===== PROVIDED DATA
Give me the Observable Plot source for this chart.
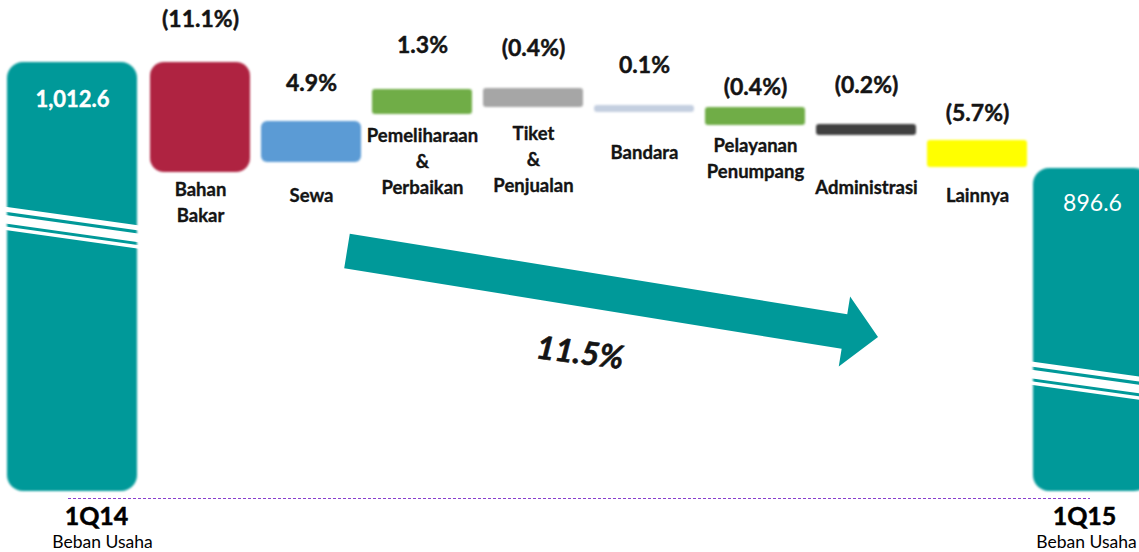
<!DOCTYPE html>
<html><head><meta charset="utf-8">
<script src="https://cdn.jsdelivr.net/npm/d3@7"></script>
<script src="https://cdn.jsdelivr.net/npm/@observablehq/plot@0.6"></script>
<style>
html,body{margin:0;padding:0;background:#fff;overflow:hidden;}
#chart svg{display:block;overflow:hidden;}
g[aria-label="bar"]{filter:blur(0.9px);}
</style></head><body><div id="chart"></div>
<script>
// ---- data ----
const periods = ["1Q14", "1Q15"];
const periodTotals = [1012.6, 896.6];
const periodTotalLabels = ["1,012.6", "896.6"];
const periodSubtitle = "Beban Usaha";
const items = ["Bahan Bakar", "Sewa", "Pemeliharaan & Perbaikan", "Tiket & Penjualan", "Bandara", "Pelayanan Penumpang", "Administrasi", "Lainnya"];
const itemLabels = ["Bahan\nBakar", "Sewa", "Pemeliharaan\n&\nPerbaikan", "Tiket\n&\nPenjualan", "Bandara", "Pelayanan\nPenumpang", "Administrasi", "Lainnya"];
const itemChange = ["(11.1%)", "4.9%", "1.3%", "(0.4%)", "0.1%", "(0.4%)", "(0.2%)", "(5.7%)"];
const itemHigh = [1012.6, 948.0, 983.1, 984.2, 965.5, 963.4, 944.8, 927.2];
const itemLow = [892.2, 903.2, 955.7, 963.4, 957.9, 943.7, 932.7, 897.7];
const axisBase = 543.1;          // bottom of the broken axis
const breakValues = [838.6, 673.4]; // where each total bar is broken
const totalChange = "11.5%";
const arrowFrom = 805.8, arrowTo = 711.7;

// ---- styles ----
const teal = "#009999";
const itemColors = {"Bahan Bakar": "#af2341", "Sewa": "#5b9bd5", "Pemeliharaan & Perbaikan": "#70ad47", "Tiket & Penjualan": "#a6a6a6", "Bandara": "#c4cfe0", "Pelayanan Penumpang": "#70ad47", "Administrasi": "#404040", "Lainnya": "#ffff00"};
const itemRadius = {"Bahan Bakar": 14, "Sewa": 6};
const pctDy = {"Bahan Bakar": -43, "Sewa": -38, "Pemeliharaan & Perbaikan": -44, "Tiket & Penjualan": -40, "Bandara": -40, "Pelayanan Penumpang": -20, "Administrasi": -39, "Lainnya": -27};
const catDy = {"Bahan Bakar": 5, "Sewa": 21, "Pemeliharaan & Perbaikan": 9, "Tiket & Penjualan": 14, "Bandara": 28, "Pelayanan Penumpang": 8, "Administrasi": 40, "Lainnya": 16};
const font = "Lato, 'Open Sans', sans-serif";
const ink = "#141414";
const boldText = {fontWeight: "bold", fontFamily: font, fill: ink, stroke: ink, strokeWidth: 0.45};

const xDomain = [periods[0], ...items, periods[1]];
const itemData = items.map((c, i) => ({cat: c, label: itemLabels[i], pct: itemChange[i], hi: itemHigh[i], lo: itemLow[i]}));
const totalData = periods.map((p, i) => ({cat: p, value: periodTotals[i], label: periodTotalLabels[i], base: axisBase, brk: breakValues[i], sub: periodSubtitle}));

function bandInfo(x) {
  return typeof x.bandwidth === "function" ? x.bandwidth() : 100;
}

// break marks (white diagonal stripes across the total bars)
const breakSpec = [{cat: "1Q14", left: -40, right: 2}, {cat: "1Q15", left: -14, right: 60}];
const stripes = [{off: 0, w: 5}, {off: 10, w: 8.5}, {off: 19, w: 3.5}];
function breakMark(index, scales) {
  const x = scales.x, y = scales.y, bw = bandInfo(x);
  const g = d3.create("svg:g");
  totalData.forEach((d, i) => {
    const s = breakSpec[i];
    const xl = x(d.cat) + s.left, xr = x(d.cat) + bw + s.right;
    const xm = x(d.cat) + bw / 2, yc = y(d.brk), slope = 0.14;
    stripes.forEach(st => {
      g.append("line")
        .attr("x1", xl).attr("y1", yc + st.off + slope * (xl - xm))
        .attr("x2", xr).attr("y2", yc + st.off + slope * (xr - xm))
        .attr("stroke", "#fff").attr("stroke-width", st.w);
    });
  });
  return g.node();
}

// big arrow with total change
function arrowMark(index, scales) {
  const x = scales.x, y = scales.y, bw = bandInfo(x);
  const x0 = x("Sewa") + 0.86 * bw, y0 = y(arrowFrom);
  const x1 = x("Administrasi") + 0.62 * bw, y1 = y(arrowTo);
  const dx = x1 - x0, dy = y1 - y0, len = Math.hypot(dx, dy);
  const u = [dx / len, dy / len], n = [-u[1], u[0]];
  const hs = 17.5, hh = 35.5, hl = 34;
  const bx = x1 - hl * u[0], by = y1 - hl * u[1];
  const P = (px, py, k) => [px + k * n[0], py + k * n[1]];
  const pts = [P(x0, y0, -hs), P(bx, by, -hs), P(bx, by, -hh), [x1, y1], P(bx, by, hh), P(bx, by, hs), P(x0, y0, hs)];
  const g = d3.create("svg:g");
  g.append("polygon").attr("points", pts.map(p => p.join(",")).join(" ")).attr("fill", teal);
  const t = 0.458;
  const lx = x0 + t * dx + 63 * n[0], ly = y0 + t * dy + 63 * n[1];
  g.append("text").attr("transform", `translate(${lx},${ly}) rotate(7)`)
    .attr("text-anchor", "middle").attr("dy", "0.35em")
    .attr("font-family", font).attr("font-size", 32).attr("font-weight", "bold").attr("font-style", "italic")
    .attr("fill", ink).attr("stroke", ink).attr("stroke-width", 0.6).text(totalChange);
  return g.node();
}

const marks = [];
// totals
marks.push(Plot.barY([totalData[0]], {x: "cat", y1: "base", y2: "value", fill: teal, rx: 16, insetLeft: -32, insetRight: 2}));
marks.push(Plot.barY([totalData[1]], {x: "cat", y1: "base", y2: "value", fill: teal, rx: 16, insetLeft: -5, insetRight: -12}));
marks.push(breakMark);
// baseline
marks.push(Plot.ruleY([axisBase], {dy: 7, stroke: "#8a3fd0", strokeWidth: 1, strokeDasharray: "3,2", insetLeft: 68, insetRight: 49}));
// floating bars
itemData.forEach(d => {
  marks.push(Plot.barY([d], {x: "cat", y1: "lo", y2: "hi", fill: itemColors[d.cat], rx: itemRadius[d.cat] ?? 3}));
  marks.push(Plot.text([d], {x: "cat", y: "hi", text: "pct", dy: pctDy[d.cat], fontSize: 23, ...boldText}));
  marks.push(Plot.text([d], {x: "cat", y: "lo", text: "label", lineAnchor: "top", lineHeight: 1.4, dy: catDy[d.cat], fontSize: 18.5, ...boldText, strokeWidth: 0.35}));
});
// total value labels
marks.push(Plot.text([totalData[0]], {x: "cat", y: "value", text: "label", dx: -17, dy: 37.5, fontSize: 22, fontWeight: "bold", fontFamily: font, fill: "#fff", stroke: "#fff", strokeWidth: 0.4}));
marks.push(Plot.text([totalData[1]], {x: "cat", y: "value", text: "label", dx: 4, dy: 35.5, fontSize: 23, fontWeight: "normal", fontFamily: font, fill: "#fff"}));
// period labels
[[7, 13], [-4, -2]].forEach(([dxA, dxB], i) => {
  marks.push(Plot.text([totalData[i]], {x: "cat", frameAnchor: "bottom", lineAnchor: "middle", text: "cat", dx: dxA, dy: -36, fontSize: 25, fontWeight: "bold", fontFamily: font, fill: "#000", stroke: "#000", strokeWidth: 0.5}));
  marks.push(Plot.text([totalData[i]], {x: "cat", frameAnchor: "bottom", lineAnchor: "middle", text: "sub", dx: dxB, dy: -10, fontSize: 17.5, fontWeight: "normal", fontFamily: font, fill: "#000"}));
});
marks.push(arrowMark);

const chart = Plot.plot({
  width: 1139, height: 552,
  marginTop: 0, marginRight: 0, marginBottom: 0, marginLeft: 0,
  x: {domain: xDomain, range: [33.5, 1143.5], paddingInner: 0.099, paddingOuter: 0.0495, axis: null},
  y: {domain: [axisBase, 1012.6], range: [491, 62], axis: null},
  style: {background: "#fff"},
  marks
});
document.getElementById("chart").appendChild(chart);
</script>
</body></html>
==========
■ **TASK BRIEF**: Each line from the top of the material through the line containing "const arrowFrom = 805.8, arrowTo = 711.7;" should be reproduced exactly; please drop any images.

■ **SOLVED EXERCISE**:
Give me the Observable Plot source for this chart.
<!DOCTYPE html>
<html><head><meta charset="utf-8">
<script src="https://cdn.jsdelivr.net/npm/d3@7"></script>
<script src="https://cdn.jsdelivr.net/npm/@observablehq/plot@0.6"></script>
<style>
html,body{margin:0;padding:0;background:#fff;overflow:hidden;}
#chart svg{display:block;overflow:hidden;}
g[aria-label="bar"]{filter:blur(0.9px);}
</style></head><body><div id="chart"></div>
<script>
// ---- data ----
const periods = ["1Q14", "1Q15"];
const periodTotals = [1012.6, 896.6];
const periodTotalLabels = ["1,012.6", "896.6"];
const periodSubtitle = "Beban Usaha";
const items = ["Bahan Bakar", "Sewa", "Pemeliharaan & Perbaikan", "Tiket & Penjualan", "Bandara", "Pelayanan Penumpang", "Administrasi", "Lainnya"];
const itemLabels = ["Bahan\nBakar", "Sewa", "Pemeliharaan\n&\nPerbaikan", "Tiket\n&\nPenjualan", "Bandara", "Pelayanan\nPenumpang", "Administrasi", "Lainnya"];
const itemChange = ["(11.1%)", "4.9%", "1.3%", "(0.4%)", "0.1%", "(0.4%)", "(0.2%)", "(5.7%)"];
const itemHigh = [1012.6, 948.0, 983.1, 984.2, 965.5, 963.4, 944.8, 927.2];
const itemLow = [892.2, 903.2, 955.7, 963.4, 957.9, 943.7, 932.7, 897.7];
const axisBase = 543.1;          // bottom of the broken axis
const breakValues = [838.6, 673.4]; // where each total bar is broken
const totalChange = "11.5%";
const arrowFrom = 805.8, arrowTo = 711.7;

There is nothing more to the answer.